Les artistes et les expos
C. Q. F. D. : Jean-Noël Laszlo
par Gérard-Georges Lemaire
A contrario des artistes présentés au sein du pavillon italien de la cinquante-troisième édition de la Biennale de Venise, sous le titre de « Collaudi, omaggio a F. T. Marinetti », Jean-Noël Lazlo peut être considéré comme un authentique héritier du futurisme italien. Qu’on ne se méprenne pas : ce n’est pas un lointain et nostalgique épigone de Giacomo Balla, d’Umberto Boccioni ou d’Enrico Prampolini. Rien dans la forme, rien dans l’esprit et la lettre de son œuvre, ne dérive de manière directe de leurs travaux. Toutefois, des liens secrets et profonds le relient à leur démarche. En premier lieu, son attachement viscéral à la mécanique des avant-gardes du début du vingtième siècle est manifeste – , mais sans rechercher jamais une légitimité dans son histoire ou dans sa légende. Il en adopte les valeurs et surtout la volonté de pousser toujours plus loin les logiques qui apparaissent au fur et à mesure que sa pensée (une pensée à la fois esthétique et critique -, l’une ne pouvant se formuler sans l’autre) va de l’avant pour conquérir un espace encore inexploré de son microcosme. Dynamisme, vitesse, rupture demeurent les principaux moteurs de son art, de son operare, qui requièrent célérité dans la conception et l’expression et, en même temps, une patience infinie, de la lenteur dans la conception et l’exécution et une minutie intense. La tension qui sous-tend sa création exige ce paradoxe.

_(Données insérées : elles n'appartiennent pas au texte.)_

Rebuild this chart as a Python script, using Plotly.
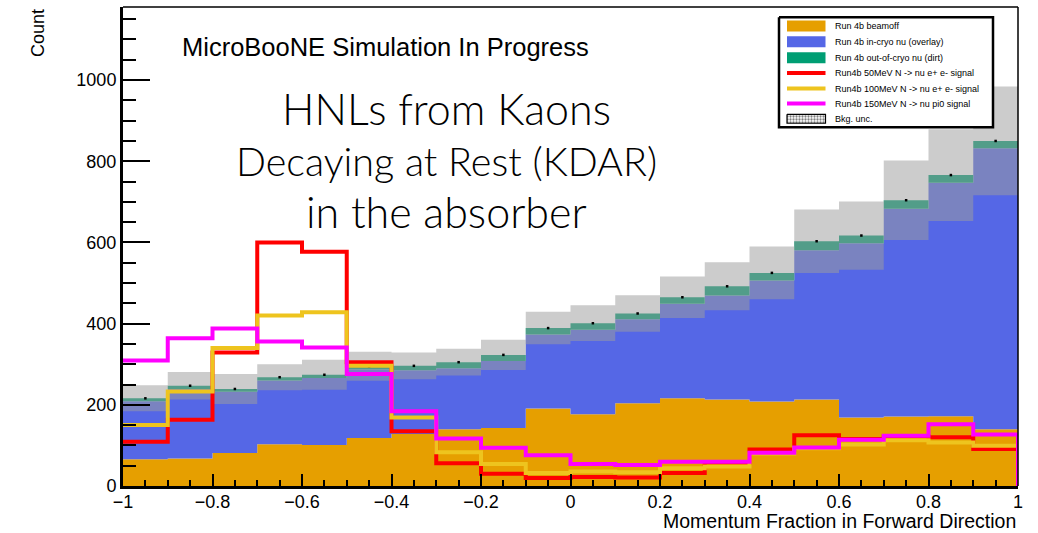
import numpy as np
import plotly.graph_objects as go

# ---- histogram contents: 20 bins of momentum fraction from -1 to 1 ----
bin_edges = [-1.0, -0.9, -0.8, -0.7, -0.6, -0.5, -0.4, -0.3, -0.2, -0.1, 0.0,
             0.1, 0.2, 0.3, 0.4, 0.5, 0.6, 0.7, 0.8, 0.9, 1.0]

beamoff = [66, 68, 81, 103, 101, 118, 128, 140, 143, 191,
           177, 204, 216, 213, 208, 213, 169, 171, 172, 140]
overlay = [143, 171, 151, 157, 165, 169, 157, 150, 165, 182,
           208, 207, 233, 256, 298, 368, 429, 512, 575, 692]
dirt = [7, 8, 7, 8, 8, 8, 11, 15, 15, 16,
        16, 14, 16, 23, 19, 22, 19, 21, 19, 18]
bkg_unc = [32, 34, 37, 32, 37, 36, 33, 33, 37, 40,
           44, 45, 51, 59, 65, 78, 84, 98, 113, 134]

sig_50 = [109, 163, 329, 600, 577, 305, 135, 56, 30, 20,
          22, 21, 32, 58, 90, 125, 116, 122, 120, 91]
sig_100 = [150, 233, 340, 420, 428, 296, 169, 83, 54, 32,
           36, 34, 44, 48, 80, 93, 102, 113, 107, 99]
sig_150 = [309, 364, 388, 356, 341, 276, 184, 117, 94, 76,
           54, 52, 60, 60, 82, 95, 114, 124, 152, 127]

x_tick_vals = [-1, -0.8, -0.6, -0.4, -0.2, 0, 0.2, 0.4, 0.6, 0.8, 1]
x_tick_text = ["\u22121", "\u22120.8", "\u22120.6", "\u22120.4", "\u22120.2",
               "0", "0.2", "0.4", "0.6", "0.8", "1"]
y_tick_vals = [0, 200, 400, 600, 800, 1000]

legend_labels = [
    "Run 4b beamoff",
    "Run 4b in-cryo nu (overlay)",
    "Run 4b out-of-cryo nu (dirt)",
    "Run4b 50MeV N -> nu e+ e- signal",
    "Run4b 100MeV N -> nu e+ e- signal",
    "Run4b 150MeV N -> nu pi0 signal",
    "Bkg. unc.",
]

C_BEAMOFF = "#E69F00"
C_OVERLAY = "#5567E6"
C_DIRT = "#009E73"
C_BAND = "rgba(157,157,157,0.52)"
C_S50 = "#FF0000"
C_S100 = "#EEC41E"
C_S150 = "#FF00FF"

FONT = "Liberation Sans, Arial, Helvetica, sans-serif"
TITLE_FONT = "Lato, Roboto, sans-serif"

edges = np.array(bin_edges)
centers = 0.5 * (edges[:-1] + edges[1:])
b = np.array(beamoff, float)
o = np.array(overlay, float)
d = np.array(dirt, float)
u = np.array(bkg_unc, float)
total = b + o + d


def stair(vals):
    """Step outline over the bin edges (for 'hv' line shape)."""
    v = list(vals)
    return list(edges), v + [v[-1]]


def open_stair(vals):
    """Step outline that drops back to the x axis after the last bin."""
    v = list(vals)
    xs = list(edges[:-1]) + [edges[-1], edges[-1]]
    ys = v + [v[-1], 0]
    return xs, ys


fig = go.Figure()

# stacked backgrounds
for top, color, fill in [(b, C_BEAMOFF, "tozeroy"),
                         (b + o, C_OVERLAY, "tonexty"),
                         (total, C_DIRT, "tonexty")]:
    xs, ys = stair(top)
    fig.add_trace(go.Scatter(x=xs, y=ys, mode="lines", line=dict(width=0, shape="hv"),
                             fill=fill, fillcolor=color, hoverinfo="skip"))

# background uncertainty band
xs, ys = stair(total - u)
fig.add_trace(go.Scatter(x=xs, y=ys, mode="lines", line=dict(width=0, shape="hv"),
                         hoverinfo="skip"))
xs, ys = stair(total + u)
fig.add_trace(go.Scatter(x=xs, y=ys, mode="lines", line=dict(width=0, shape="hv"),
                         fill="tonexty", fillcolor=C_BAND, hoverinfo="skip"))

# total prediction markers
fig.add_trace(go.Scatter(x=centers, y=total, mode="markers",
                         marker=dict(symbol="square", size=2.5, color="black"),
                         hoverinfo="skip"))

# signal histograms
for vals, color in [(sig_50, C_S50), (sig_100, C_S100), (sig_150, C_S150)]:
    xs, ys = open_stair(vals)
    fig.add_trace(go.Scatter(x=xs, y=ys, mode="lines",
                             line=dict(color=color, width=4, shape="hv"),
                             hoverinfo="skip"))

# ---- legend, laid out in pixel units on an overlay axis pair ----
PL, PR, PT, PB = 123.0, 1018.0, 6.7, 486.25


def px(xp):
    return (xp - PL) / (PR - PL)


def py(yp):
    return (PB - yp) / (PB - PT)


box = (779, 17, 993, 127)
fig.add_trace(go.Scatter(
    x=[px(box[0]), px(box[2]), px(box[2]), px(box[0]), px(box[0])],
    y=[py(box[1]), py(box[1]), py(box[3]), py(box[3]), py(box[1])],
    mode="lines", fill="toself", fillcolor="white",
    line=dict(color="black", width=2.5), xaxis="x2", yaxis="y2", hoverinfo="skip"))

row_y = [25.8, 41.6, 57.4, 72.8, 88.3, 103.4, 118.6]
sx0, sx1 = 787, 825.5
# patterned glyph for the uncertainty entry
gy = row_y[6]
fig.add_trace(go.Scatter(
    x=[px(sx0), px(sx1), px(sx1), px(sx0), px(sx0)],
    y=[py(gy - 4.5), py(gy - 4.5), py(gy + 4.5), py(gy + 4.5), py(gy - 4.5)],
    mode="lines", fill="toself", fillcolor="white",
    fillpattern=dict(shape=".", fgcolor="black", bgcolor="white", size=3, solidity=0.45),
    line=dict(color="black", width=1.2), xaxis="x2", yaxis="y2", hoverinfo="skip"))

shapes = []
for yy, color in zip(row_y[:3], [C_BEAMOFF, C_OVERLAY, C_DIRT]):
    shapes.append(dict(type="rect", xref="paper", yref="paper",
                       x0=px(sx0), x1=px(sx1), y0=py(yy - 5.5), y1=py(yy + 5.5),
                       fillcolor=color, line=dict(width=0)))
for yy, color in zip(row_y[3:6], [C_S50, C_S100, C_S150]):
    shapes.append(dict(type="line", xref="paper", yref="paper",
                       x0=px(sx0), x1=px(sx1), y0=py(yy), y1=py(yy),
                       line=dict(color=color, width=4)))

# thin frame on top and right
shapes.append(dict(type="line", xref="paper", yref="paper", x0=0, x1=1, y0=1, y1=1,
                   line=dict(color="black", width=1.5)))
shapes.append(dict(type="line", xref="paper", yref="paper", x0=1, x1=1, y0=0, y1=1,
                   line=dict(color="black", width=1.5)))

annotations = []
for yy, label in zip(row_y, legend_labels):
    annotations.append(dict(xref="paper", yref="paper", x=px(833), y=py(yy),
                            xanchor="left", yanchor="middle", showarrow=False,
                            text=label, font=dict(family=FONT, size=9, color="black")))

annotations.append(dict(xref="paper", yref="paper", x=px(180), y=py(47),
                        xanchor="left", yanchor="middle", showarrow=False,
                        text="MicroBooNE Simulation In Progress",
                        font=dict(family=FONT, size=25.5, color="black")))

for yy, line, size in zip([108, 160, 211],
                          ["HNLs from Kaons", "Decaying at Rest (KDAR)", "in the absorber"],
                          [43, 39.5, 43]):
    annotations.append(dict(xref="paper", yref="paper", x=px(446), y=py(yy),
                            xanchor="center", yanchor="middle", showarrow=False,
                            text=line,
                            font=dict(family=TITLE_FONT, size=size,
                                      weight=300, color="black")))

annotations.append(dict(xref="paper", yref="paper", x=1, y=py(521),
                        xanchor="right", yanchor="middle", showarrow=False,
                        text="Momentum Fraction in Forward Direction",
                        font=dict(family=FONT, size=19.5, color="black")))
annotations.append(dict(xref="paper", yref="paper", x=px(38), y=1,
                        xanchor="center", yanchor="top", showarrow=False,
                        textangle=-90, text="Count",
                        font=dict(family=FONT, size=18, color="black")))

fig.update_layout(
    width=1038, height=533,
    margin=dict(l=PL, r=1038 - PR, t=PT, b=533 - PB, pad=0),
    paper_bgcolor="white", plot_bgcolor="white",
    showlegend=False,
    shapes=shapes, annotations=annotations,
    xaxis=dict(range=[-1, 1], tickvals=x_tick_vals, ticktext=x_tick_text,
               ticks="inside", ticklen=12, tickwidth=2, tickcolor="black",
               showline=True, linewidth=3, linecolor="black",
               showgrid=False, zeroline=False, ticklabelstandoff=-3,
               tickfont=dict(family=FONT, size=18, color="black"),
               minor=dict(ticks="inside", ticklen=6, tickwidth=2, tickcolor="black",
                          tick0=-1, dtick=0.05, showgrid=False)),
    yaxis=dict(range=[0, 1180], tickvals=y_tick_vals,
               ticks="inside", ticklen=27, tickwidth=2, tickcolor="black",
               showline=True, linewidth=3, linecolor="black",
               showgrid=False, zeroline=False,
               tickfont=dict(family=FONT, size=18, color="black"),
               minor=dict(ticks="inside", ticklen=13, tickwidth=2, tickcolor="black",
                          tick0=0, dtick=50, showgrid=False)),
    xaxis2=dict(range=[0, 1], overlaying="x", anchor="y2", visible=False, fixedrange=True),
    yaxis2=dict(range=[0, 1], overlaying="y", anchor="x2", visible=False, fixedrange=True),
)

fig.write_html("out.html")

Sans cette méditation permanente, obsédante et qui étire la temporalité d’une façon démesurée, pas de « vitesse » possible car elle n’est que le moment fulgurant de la cristallisation au terme d’une longue et parfois douloureuse cogitation. Solitaire et appliqué, Laszlo donne le sentiment d’être un artiste replié sur soi. Les apparences peuvent être trompeuses : il entretient des relations avec la terre entière. Et c’est cela qui le rapproche encore des futuristes italiens des années dix à trente : il collectionne la correspondance que des artistes et des poètes lu adressent de toutes parts. Ce n’est pas tant ce que ces derniers peuvent lui dire dans leurs messages qui l’intéresse le plus, mais ce qu’ils ont à lui dire dans des termes purement plastiques sur les enveloppes. Collectionneur passionné sans aucun doute, Laszlo est aussi acteur de ce jeu où tout se joue sur la surface des enveloppes que dans ce qu’elles renferment.

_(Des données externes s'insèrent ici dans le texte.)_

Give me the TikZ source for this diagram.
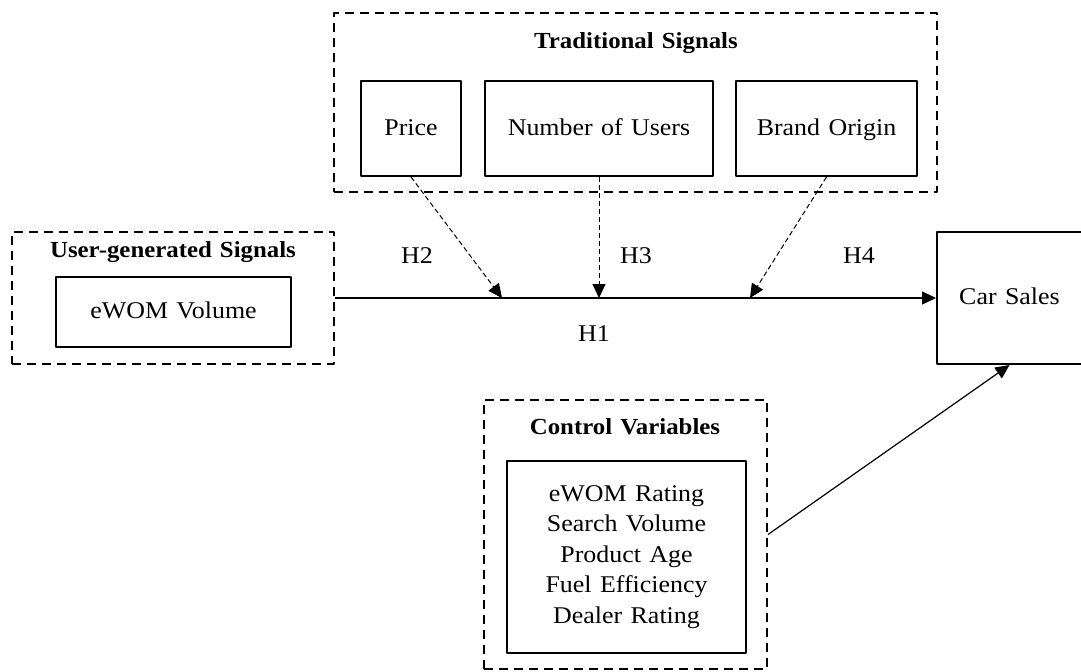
\documentclass[tikz,border=0pt]{standalone}
\usepackage{fontspec}
\setmainfont{Liberation Serif}[FakeStretch=1.08, WordSpace=1.3]
\usetikzlibrary{arrows.meta}
\begin{document}
\begin{tikzpicture}[x=0.5pt, y=-0.5pt, font=\fontsize{12}{15.25}\selectfont, line join=round, >={Triangle[length=7pt,width=6.5pt]},
	grp/.style 2 args={draw, line width=1pt, dash pattern=on 4.5pt off 3pt, minimum width=#1, minimum height=#2, inner sep=0pt},
	box/.style 2 args={draw, line width=1pt, minimum width=#1, minimum height=#2, inner sep=0pt, align=center},
	one/.style={text height=1.9ex, text depth=0.45ex},
	ttl/.style={font=\fontsize{11.5}{14}\selectfont\bfseries},
	hyp/.style={line width=0.5pt, dash pattern=on 2.5pt off 1.5pt, ->}]
		\useasboundingbox (0,0) rectangle (1081,671);
		\node[grp={301.5pt}{89.5pt}] (trad) at (635.5,102.5) {};
		\node[ttl] (tradt) at (636,43) {Traditional Signals};
		\node[box={50pt}{47.5pt}, one] (price) at (411,128.5) {Price};
		\node[box={114pt}{47.5pt}, one] (users) at (599,128.5) {Number of Users};
		\node[box={90.5pt}{47.5pt}, one] (brand) at (826.5,128.5) {Brand Origin};
		\node[grp={161pt}{66pt}] (ugs) at (173,298) {};
		\node[ttl] (ugst) at (173,252) {User-generated Signals};
		\node[box={117.5pt}{35pt}, one] (ewom) at (173.5,312) {eWOM Volume};
		\node[box={72.5pt}{66pt}, one] (sales) at (1009.5,298) {Car Sales};
		\node[grp={141.5pt}{134.5pt}] (ctrl) at (625.5,534.5) {};
		\node[ttl] (ctrlt) at (625,427) {Control Variables};
		\node[box={119.5pt}{96pt}] (cvars) at (626.5,557) {eWOM Rating\\Search Volume\\Product Age\\Fuel Efficiency\\Dealer Rating};
		\coordinate (j2) at (502,298);
		\coordinate (j4) at (750,298);
		\draw[line width=0.6pt, ->] (ugs.east) -- (sales.west);
		\draw[hyp] (price.south) -- (j2);
		\draw[hyp] (users.south) -- (users.south |- ugs.east);
		\draw[hyp] (brand.south) -- (j4);
		\draw[line width=0.6pt, ->] (ctrl.east) -- (sales.south);
		\foreach \n/\x/\y in {1/594/335, 2/417/257, 3/636/257, 4/859/257}
			\node[one] (h\n) at (\x,\y) {H\n};
\end{tikzpicture}
\end{document}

Ce mode de relation épistolaire est devenu un genre baptisé « Mail Art ». autrefois les artistes envoyaient des gravures pour fournir une idée de leur bravoure et de leur style à des interlocuteurs étrangers et souvent inconnus. De nos jours, ils exécutent des œuvres minuscules qui sont en fait un compendium de leur philosophie de l’art. Laszlo, aussi engagé qu’il ait pu être dans ces échanges, ne pouvait en rester là, prisonnier d’un système somme toute déjà codifié et éprouvé. C’est pour ce motif qu’il a imaginé d’autres modalités à sa correspondance. Elle se change alors en des collaborations chaque fois différentes. Elles associent des éléments innombrables, textes et images s’enchevêtrant.

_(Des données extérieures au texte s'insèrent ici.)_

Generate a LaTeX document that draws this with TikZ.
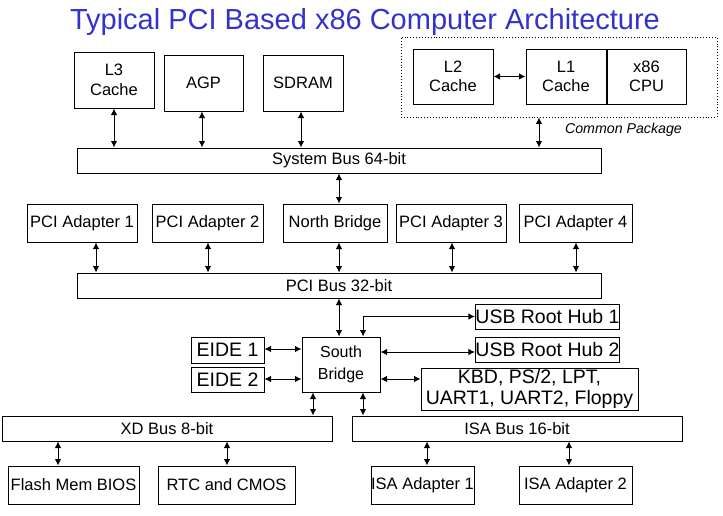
\documentclass[tikz,border=0pt]{standalone}
\usepackage{fontspec}
\setmainfont{Liberation Sans}
\usetikzlibrary{arrows.meta}
\definecolor{titleblue}{RGB}{51,51,204}
\begin{document}
\begin{tikzpicture}[x=1pt,y=1pt,
  box/.style={draw=black,line width=1pt,inner sep=0pt,align=center,
    font=\fontsize{16.5}{19.5}\selectfont},
  bigbox/.style={box,font=\fontsize{19.5}{22}\selectfont},
  busbox/.style={box,minimum height=25pt},
  biarrow/.style={line width=1pt,{Latex[length=6.5pt,width=6.5pt]}-{Latex[length=6.5pt,width=6.5pt]}},
  pkgbox/.style={draw=black,line width=0.9pt,dotted}
]
\useasboundingbox (0,0) rectangle (723,-515);
\node[font=\fontsize{29}{32}\selectfont,text=titleblue] (title) at (365,-21.5) {Typical PCI Based x86 Computer Architecture};

% top row
\node[box,minimum width=80pt,minimum height=56pt] (l3) at (114,-80) {L3\\Cache};
\node[box,minimum width=79pt,minimum height=56pt] (agp) at (203.5,-83) {AGP};
\node[box,minimum width=80pt,minimum height=56pt] (sdram) at (303,-83) {SDRAM};

% common package
\node[pkgbox,minimum width=316pt,minimum height=80pt,inner sep=0pt] (pkg) at (559,-77) {};
\node[box,minimum width=80pt,minimum height=55pt] (l2) at (453,-76.5) {L2\\Cache};
\node[box,minimum width=80pt,minimum height=55pt] (l1) at (566,-76.5) {L1\\Cache};
\node[box,minimum width=79pt,minimum height=55pt] (cpu) at (646.5,-76.5) {x86\\CPU};
\node[font=\fontsize{14.2}{16}\selectfont\itshape,inner sep=0pt] (pkglabel) at (623.5,-130) {Common Package};

% system bus
\node[busbox,minimum width=524pt] (sysbus) at (339,-160.5) {System Bus 64-bit};

% PCI row
\node[box,minimum width=110pt,minimum height=38pt] (pa1) at (82,-223) {PCI Adapter 1};
\node[box,minimum width=111pt,minimum height=38pt] (pa2) at (207.5,-223) {PCI Adapter 2};
\node[box,minimum width=104pt,minimum height=38pt] (nb) at (335,-223) {North Bridge};
\node[box,minimum width=110pt,minimum height=38pt] (pa3) at (451,-223) {PCI Adapter 3};
\node[box,minimum width=113pt,minimum height=38pt] (pa4) at (575.5,-223) {PCI Adapter 4};

\node[busbox,minimum width=524pt] (pcibus) at (339,-285.5) {PCI Bus 32-bit};

% south bridge area
\node[box,font=\fontsize{16}{22}\selectfont,minimum width=78pt,minimum height=55pt] (sb) at (341,-364.5) {South\\Bridge};
\node[bigbox,minimum width=143pt,minimum height=25pt] (usb1) at (547.5,-316.5) {USB Root Hub 1};
\node[bigbox,minimum width=143pt,minimum height=25pt] (usb2) at (547.5,-349.5) {USB Root Hub 2};
\node[bigbox,font=\fontsize{19.5}{21}\selectfont,minimum width=217pt,minimum height=42pt] (kbd) at (529.5,-389) {KBD, PS/2, LPT,\\UART1, UART2, Floppy};
\node[bigbox,minimum width=73pt,minimum height=26pt] (eide1) at (227.5,-350) {EIDE 1};
\node[bigbox,minimum width=73pt,minimum height=25pt] (eide2) at (227.5,-379.5) {EIDE 2};

% lower buses
\node[busbox,minimum width=330pt] (xdbus) at (167,-428.5) {XD Bus 8-bit};
\node[busbox,minimum width=330pt] (isabus) at (517,-428.5) {ISA Bus 16-bit};

\node[box,minimum width=131pt,minimum height=38pt] (flash) at (73.5,-485) {Flash Mem BIOS};
\node[box,minimum width=137pt,minimum height=38pt] (rtc) at (226.5,-485) {RTC and CMOS};
\node[box,minimum width=103pt,minimum height=38pt] (isa1) at (422.5,-485) {ISA Adapter 1};
\node[box,minimum width=113pt,minimum height=38pt] (isa2) at (575.5,-485) {ISA Adapter 2};

% connectors: top
\draw[biarrow] (l3.south) -- (l3.south |- sysbus.north);
\draw[biarrow] ([xshift=-1.5pt]agp.south) -- ([xshift=-1.5pt]agp.south |- sysbus.north);
\draw[biarrow] ([xshift=-2pt]sdram.south) -- ([xshift=-2pt]sdram.south |- sysbus.north);
\draw[biarrow] (l2.east) -- (l1.west);
\draw[biarrow] ([xshift=-20pt]pkg.south) -- ([xshift=-20pt]pkg.south |- sysbus.north);

% system bus to north bridge
\draw[biarrow] ([xshift=4pt]nb.north |- sysbus.south) -- ([xshift=4pt]nb.north);

% PCI row to PCI bus
\draw[biarrow] ([xshift=14pt]pa1.south) -- ([xshift=14pt]pa1.south |- pcibus.north);
\draw[biarrow] ([xshift=0.5pt]pa2.south) -- ([xshift=0.5pt]pa2.south |- pcibus.north);
\draw[biarrow] ([xshift=4pt]nb.south) -- ([xshift=4pt]nb.south |- pcibus.north);
\draw[biarrow] ([xshift=1pt]pa3.south) -- ([xshift=1pt]pa3.south |- pcibus.north);
\draw[biarrow] ([xshift=0.5pt]pa4.south) -- ([xshift=0.5pt]pa4.south |- pcibus.north);

% PCI bus to south bridge
\draw[biarrow] ([xshift=-2pt]sb.north |- pcibus.south) -- ([xshift=-2pt]sb.north);
\draw[biarrow] ([xshift=22pt]sb.north) |- (usb1.west);
\draw[biarrow] (sb.east |- 0,-352) -- (usb2.west |- 0,-352);
\draw[biarrow] (sb.east |- 0,-379) -- (kbd.west |- 0,-379);
\draw[biarrow] (eide1.east |- 0,-349) -- (sb.west |- 0,-349);
\draw[biarrow] (eide2.east |- 0,-379) -- (sb.west |- 0,-379);

% south bridge to lower buses
\draw[biarrow] ([xshift=-28pt]sb.south) -- ([xshift=-28pt]sb.south |- xdbus.north);
\draw[biarrow] ([xshift=22pt]sb.south) -- ([xshift=22pt]sb.south |- isabus.north);

% lower buses to devices
\draw[biarrow] ([xshift=-15.5pt]flash.north |- xdbus.south) -- ([xshift=-15.5pt]flash.north);
\draw[biarrow] ([xshift=0.5pt]rtc.north |- xdbus.south) -- ([xshift=0.5pt]rtc.north);
\draw[biarrow] ([xshift=4.5pt]isa1.north |- isabus.south) -- ([xshift=4.5pt]isa1.north);
\draw[biarrow] ([xshift=-6.5pt]isa2.north |- isabus.south) -- ([xshift=-6.5pt]isa2.north);
\end{tikzpicture}
\end{document}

Il a collaboré avec Jean-François Bory, Estelle Schweigert, Jean Soulimant, Gundrun von Mattzan. Fortement impressionné par les « loisirs de la Poste » de Mallarmé, il a éprouvé le besoin de dépasser les termes imposés par le courrier, même s’il a commencé cette réflexion en 1996 avec un hommage à Ray Johnson, le fondateur du Mail Art. Quand il fête ses trente-huit ans, il conçoit une exposition comprenant trente-huit photographies accompagnant le même nombre de textes poétiques écrits à cet effet, soit à côté du document initial, soit en s’y superposant.